Externally, the council has stepped up its work in the Balkans. In recent years it has spent up to 10 per cent of its budget working in eastern Europe to assist democratisation. In large measure the new Albanian constitution was written with Strasbourg's help, as was the reform of Georgian institutions, and it has driven far-reaching reforms of the Russian judicial system.

Since 1995 the council has provided expertise and training in institution-building and assistance for civic NGOs in Bosnia and other Balkan countries, supporting the opposition media in Serbia and Croatia, and monitoring human rights, until recently, in Kosovo.

Ireland will have its own priorities too, across the huge range of activities in which the council has become involved, from bio-ethics to the rights of children and culture. Preparations for the Presidency have involved 10 Government Departments.

The Minister for Tourism and Sport, Dr McDaid, is particularly keen to see work advanced on doping in sport.

And Tony Gregory TD, an alternate member of the council, has been involved in its sub-committee on drugs. He hopes that the Presidency will give a new impetus to the struggle to agree a common approach at European level through the "Pompidou Group", a council offshoot which has been co-ordinating pan-European approaches to the issue.

Ireland will also be signing up, as part of the Belfast Agreement, to the Convention on the Treatment of National Minorities, with its requirement of detailed reporting on how the convention is being implemented.

As well as a special stamp, there will be meetings in Dublin using both the Presidency and the anniversary to highlight the council's work. And next week four young people from Ireland will go out to Strasbourg to join hundreds of others to see the Parliamentary Assembly at work.

Mr Mitchell wants to see more work done to establish formal links between the council and the EU, even arguing that the assembly could provide a form of upper house for the European Parliament, reflecting the need for an EU voice for both the aspirations of member-states' national parliamentarians and those of countries hoping to accede eventually to the EU.

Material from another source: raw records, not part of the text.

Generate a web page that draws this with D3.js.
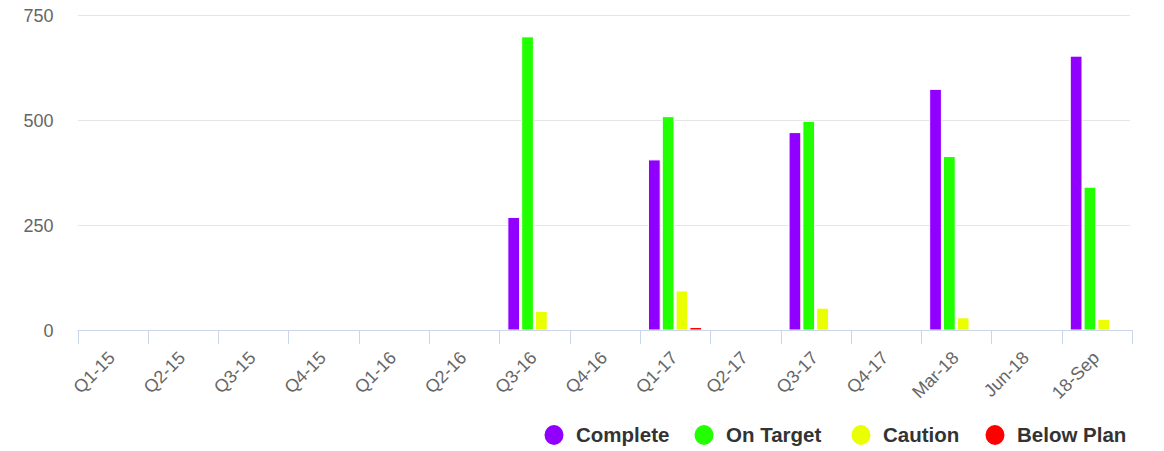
<!DOCTYPE html>
<html><head><meta charset="utf-8">
<script src="https://cdn.jsdelivr.net/npm/d3@7"></script>
<style>body{margin:0;background:#fff}svg{display:block;font-family:"Liberation Sans",Arial,sans-serif}</style>
</head><body><svg id="c" width="1164" height="451"></svg>
<script>
const categories = ["Q1-15","Q2-15","Q3-15","Q4-15","Q1-16","Q2-16","Q3-16","Q4-16","Q1-17","Q2-17","Q3-17","Q4-17","Mar-18","Jun-18","18-Sep"];
const seriesNames = ["Complete","On Target","Caution","Below Plan"];
const colors = ["#9100ff","#22ff00","#eaff00","#ff0000"];
const complete  = [0,0,0,0,0,0,268,0,405,0,470,0,573,0,652];
const onTarget  = [0,0,0,0,0,0,698,0,508,0,497,0,413,0,340];
const caution   = [0,0,0,0,0,0,44,0,93,0,52,0,29,0,25];
const belowPlan = [0,0,0,0,0,0,0,0,6,0,0,0,0,0,0];
const yTicks = [0,250,500,750];
const seriesData = [complete,onTarget,caution,belowPlan];

(function(){
const svg = d3.select("#c");
const pLeft = 77.5, pRight = 1132, pTop = 15, pBottom = 330;
const x0 = d3.scaleBand().domain(categories).range([pLeft,pRight]).padding(0);
const x1 = d3.scaleBand().domain(seriesNames).range([0,x0.bandwidth()]).paddingInner(0.15).paddingOuter(0.62);
const y = d3.scaleLinear().domain([0,750]).range([pBottom,pTop]);

svg.append("g").selectAll("line").data(yTicks.filter(d=>d>0)).join("line")
  .attr("x1",78).attr("x2",1130).attr("y1",d=>Math.round(y(d))+0.5).attr("y2",d=>Math.round(y(d))+0.5)
  .attr("stroke","#e6e6e6").attr("stroke-width",1);
svg.append("g").selectAll("text").data(yTicks).join("text")
  .attr("x",53.5).attr("y",d=>y(d)+1).attr("dy","0.35em").attr("text-anchor","end")
  .attr("font-size",18).attr("fill","#666").text(d=>d);

const g = svg.append("g");
categories.forEach((c,i)=>{
  seriesData.forEach((arr,s)=>{
    const v = arr[i];
    if(!v) return;
    g.append("rect").attr("x",x0(c)+x1(seriesNames[s])).attr("y",y(v))
      .attr("width",x1.bandwidth()).attr("height",pBottom-y(v))
      .attr("fill",colors[s]).attr("stroke","#fff").attr("stroke-width",1);
  });
});

const xa = svg.append("g").attr("transform",`translate(0,${pBottom})`);
xa.append("line").attr("x1",pLeft).attr("x2",pRight).attr("y1",0.5).attr("y2",0.5).attr("stroke","#ccd6eb");
const bounds = categories.map(c=>x0(c)).concat([pRight]);
xa.selectAll("line.t").data(bounds).join("line").attr("class","t")
  .attr("x1",d=>Math.round(d)+0.5).attr("x2",d=>Math.round(d)+0.5).attr("y1",0).attr("y2",14).attr("stroke","#ccd6eb");
xa.selectAll("text").data(categories).join("text")
  .attr("transform",d=>`translate(${x0(d)+x0.bandwidth()/2+3.5},${29}) rotate(-45)`)
  .attr("text-anchor","end").attr("font-size",18).attr("fill","#666").text(d=>d);

const lx = [554,704,861,995];
const lg = svg.append("g");
seriesNames.forEach((n,i)=>{
  lg.append("ellipse").attr("cx",lx[i]).attr("cy",435).attr("rx",9.5).attr("ry",10).attr("fill",colors[i]);
  lg.append("text").attr("x",lx[i]+22).attr("y",435).attr("dy","0.35em").attr("font-size",20.5).attr("font-weight","bold").attr("fill","#333").text(n);
});
})();
</script></body></html>
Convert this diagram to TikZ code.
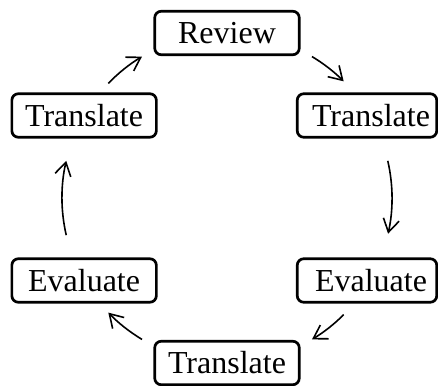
\documentclass[tikz,border=0pt]{standalone}
\usepackage{fontspec}
\setmainfont{Liberation Serif}
\usetikzlibrary{arrows.meta}
\begin{document}
\begin{tikzpicture}[x=1pt,y=1pt,
  stage/.style={draw, line width=2.7pt, rounded corners=6.5pt,
    minimum width=144.5pt, minimum height=43.5pt, inner sep=0pt,
    font=\fontsize{32}{38}\selectfont},
  stageR/.style={stage, minimum width=139.5pt},
  arr/.style={line width=1.6pt, -{Straight Barb[length=13pt,width=16pt,line width=1.6pt]}}]
\useasboundingbox (-227,-187) rectangle (211,198);
\coordinate (c) at (0,0);
\node[stage]  (review) at (90:165)  {Review};
\node[stage]  (tl)     at (150:165) {Translate};
\node[stageR] (tr)     at (140,82.5) {\hspace*{8pt}Translate};
\node[stageR] (er)     at (140,-82.5) {\hspace*{8pt}Evaluate};
\node[stage]  (el)     at (210:165) {Evaluate};
\node[stage]  (tb)     at (270:165) {Translate};
\draw[arr] ([shift={(136:165)}]c) arc[start angle=136, end angle=121, radius=165];
\draw[arr] ([shift={(59:165)}]c) arc[start angle=59, end angle=45, radius=165];
\draw[arr] ([shift={(13:165)}]c) arc[start angle=13, end angle=-12.5, radius=165];
\draw[arr] ([shift={(-45:165)}]c) arc[start angle=-45, end angle=-59, radius=165];
\draw[arr] ([shift={(-121:165)}]c) arc[start angle=-121, end angle=-136, radius=165];
\draw[arr] ([shift={(193:165)}]c) arc[start angle=193, end angle=167, radius=165];
\end{tikzpicture}
\end{document}
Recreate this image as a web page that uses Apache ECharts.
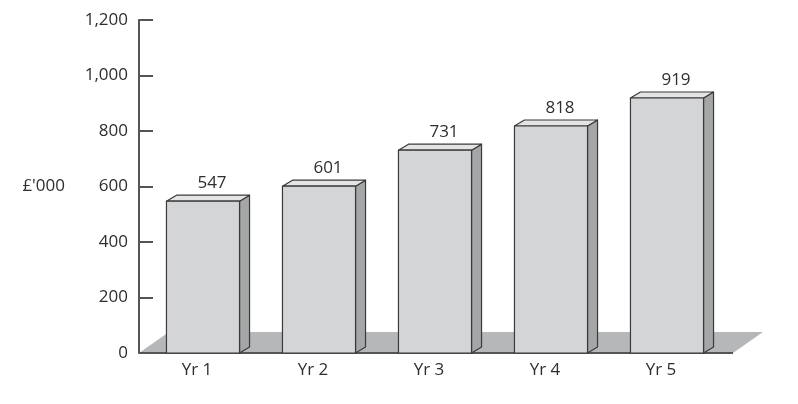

The idea is worth considering, reflecting as it does the growing awareness in Europe of the complementary rather than competing role of each of the great institutions, whether EU, Council of Europe, OSCE or NATO.

Yet to see the Council of Europe, as some have suggested, as a sort of ante-chamber to the EU is perhaps to underplay its role. The standards-setting role on human rights and the rule of law played by the Council of Europe, not only in the east but very close to home, is unique and one of the very cornerstones of European democracy.